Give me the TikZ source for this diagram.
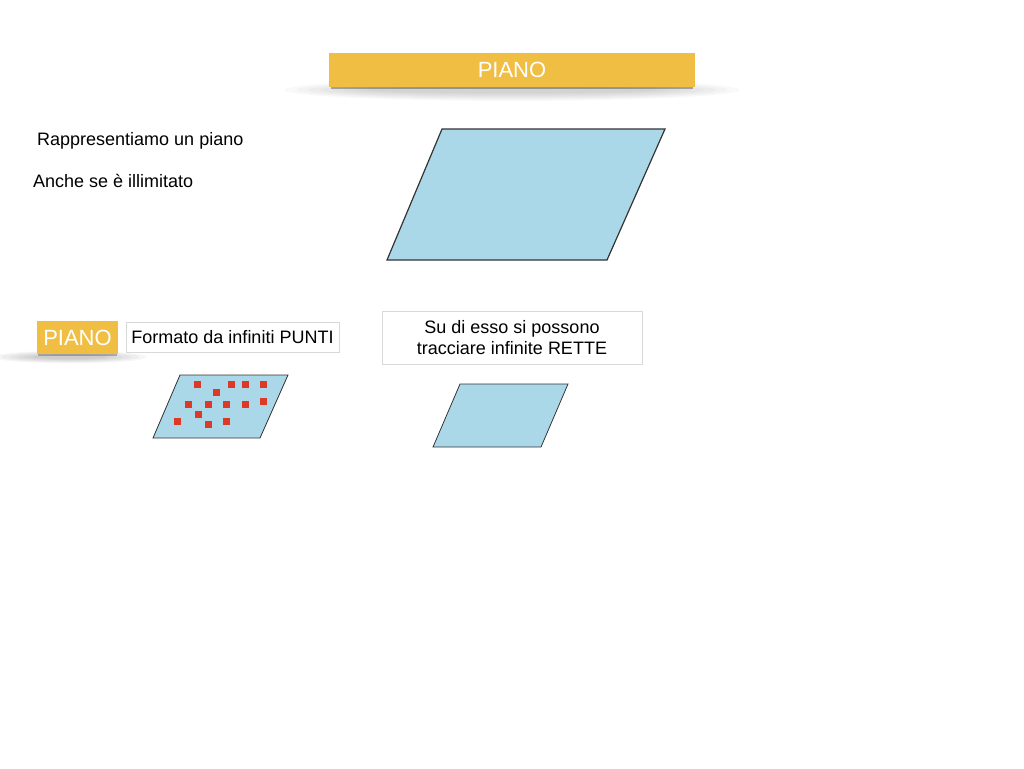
\documentclass[tikz,border=0pt]{standalone}
\usepackage{fontspec}
\setmainfont{Liberation Sans}
\definecolor{barY}{HTML}{EFBE42}
\definecolor{planeB}{HTML}{AAD8E9}
\definecolor{dotR}{HTML}{DC3A26}
\definecolor{boxG}{HTML}{D8D8D8}
\tikzset{
  plane/.style={fill=planeB,draw=black!80,line width=0.8pt,line join=miter},
  dot/.style={fill=dotR,draw=none,minimum size=7pt,inner sep=0pt,rectangle},
  body/.style={font=\fontsize{18}{21}\selectfont,text=black,inner sep=0pt,anchor=west},
  tagbox/.style={draw=boxG,line width=0.8pt,fill=white,font=\fontsize{18}{21}\selectfont,align=center,inner sep=0pt},
  ybar/.style={fill=barY,draw=none,inner sep=0pt,text=white,font=\fontsize{22}{26}\selectfont}
}
\begin{document}
\begin{tikzpicture}[x=1pt,y=-1pt]
\useasboundingbox (0,0) rectangle (1024,768);
% title shadow
\foreach \i in {1,...,8}{
  \fill[black,opacity=0.025] (512,90) ellipse ({240-\i*12} and {12-\i*1.1});
}
\fill[black,opacity=0.3] (331,86) rectangle (693,89);
\node[ybar,minimum width=366pt,minimum height=34pt] (title) at (512,70) {PIANO};

\node[body] (t1) at (37,141) {Rappresentiamo un piano};
\node[body] (t2) at (33,181) {Anche se è illimitato};

\draw[plane,line width=1.2pt] (442,129) coordinate (bA) -- (665,129) coordinate (bB) -- (607,260) coordinate (bC) -- (387,260) coordinate (bD) -- cycle;

% small PIANO label shadow
\foreach \i in {1,...,6}{
  \fill[black,opacity=0.035] (70,357) ellipse ({85-\i*8} and {7-\i*0.8});
}
\fill[black,opacity=0.25] (38,353) rectangle (117,356);
\node[ybar,minimum width=81pt,minimum height=33pt] (p2) at (77.5,337.5) {PIANO};
\node[tagbox,minimum width=213pt,minimum height=30pt] (f1) at (232.5,337) {Formato da infiniti PUNTI};
\node[tagbox,minimum width=260pt,minimum height=53pt] (f2) at (512,337.5) {Su di esso si possono\\tracciare infinite RETTE};

\draw[plane] (180,375) coordinate (sA) -- (288,375) coordinate (sB) -- (260,438) coordinate (sC) -- (153,438) coordinate (sD) -- cycle;
\foreach \p [count=\k] in {(197,384),(231,384),(245,384),(263,384),(216,392),(188,404),(208,404),(226,404),(245,404),(263,401),(198,414),(177,421),(208,424),(226,421)}{
  \node[dot] (d\k) at \p {};
}
\draw[plane] (460,384) coordinate (rA) -- (568,384) coordinate (rB) -- (541,447) coordinate (rC) -- (433,447) coordinate (rD) -- cycle;
\end{tikzpicture}
\end{document}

_Task description_
Copy out the listing exactly as it stands, but not the pictures.

_Answer to the task_
Give me the TikZ source for this diagram.
\documentclass[tikz,border=0pt]{standalone}
\usepackage{fontspec}
\setmainfont{Liberation Sans}
\definecolor{barY}{HTML}{EFBE42}
\definecolor{planeB}{HTML}{AAD8E9}
\definecolor{dotR}{HTML}{DC3A26}
\definecolor{boxG}{HTML}{D8D8D8}
\tikzset{
  plane/.style={fill=planeB,draw=black!80,line width=0.8pt,line join=miter},
  dot/.style={fill=dotR,draw=none,minimum size=7pt,inner sep=0pt,rectangle},
  body/.style={font=\fontsize{18}{21}\selectfont,text=black,inner sep=0pt,anchor=west},
  tagbox/.style={draw=boxG,line width=0.8pt,fill=white,font=\fontsize{18}{21}\selectfont,align=center,inner sep=0pt},
  ybar/.style={fill=barY,draw=none,inner sep=0pt,text=white,font=\fontsize{22}{26}\selectfont}
}
\begin{document}
\begin{tikzpicture}[x=1pt,y=-1pt]
\useasboundingbox (0,0) rectangle (1024,768);
% title shadow
\foreach \i in {1,...,8}{
  \fill[black,opacity=0.025] (512,90) ellipse ({240-\i*12} and {12-\i*1.1});
}
\fill[black,opacity=0.3] (331,86) rectangle (693,89);
\node[ybar,minimum width=366pt,minimum height=34pt] (title) at (512,70) {PIANO};

\node[body] (t1) at (37,141) {Rappresentiamo un piano};
\node[body] (t2) at (33,181) {Anche se è illimitato};

\draw[plane,line width=1.2pt] (442,129) coordinate (bA) -- (665,129) coordinate (bB) -- (607,260) coordinate (bC) -- (387,260) coordinate (bD) -- cycle;

% small PIANO label shadow
\foreach \i in {1,...,6}{
  \fill[black,opacity=0.035] (70,357) ellipse ({85-\i*8} and {7-\i*0.8});
}
\fill[black,opacity=0.25] (38,353) rectangle (117,356);
\node[ybar,minimum width=81pt,minimum height=33pt] (p2) at (77.5,337.5) {PIANO};
\node[tagbox,minimum width=213pt,minimum height=30pt] (f1) at (232.5,337) {Formato da infiniti PUNTI};
\node[tagbox,minimum width=260pt,minimum height=53pt] (f2) at (512,337.5) {Su di esso si possono\\tracciare infinite RETTE};

\draw[plane] (180,375) coordinate (sA) -- (288,375) coordinate (sB) -- (260,438) coordinate (sC) -- (153,438) coordinate (sD) -- cycle;
\foreach \p [count=\k] in {(197,384),(231,384),(245,384),(263,384),(216,392),(188,404),(208,404),(226,404),(245,404),(263,401),(198,414),(177,421),(208,424),(226,421)}{
  \node[dot] (d\k) at \p {};
}
\draw[plane] (460,384) coordinate (rA) -- (568,384) coordinate (rB) -- (541,447) coordinate (rC) -- (433,447) coordinate (rD) -- cycle;
\end{tikzpicture}
\end{document}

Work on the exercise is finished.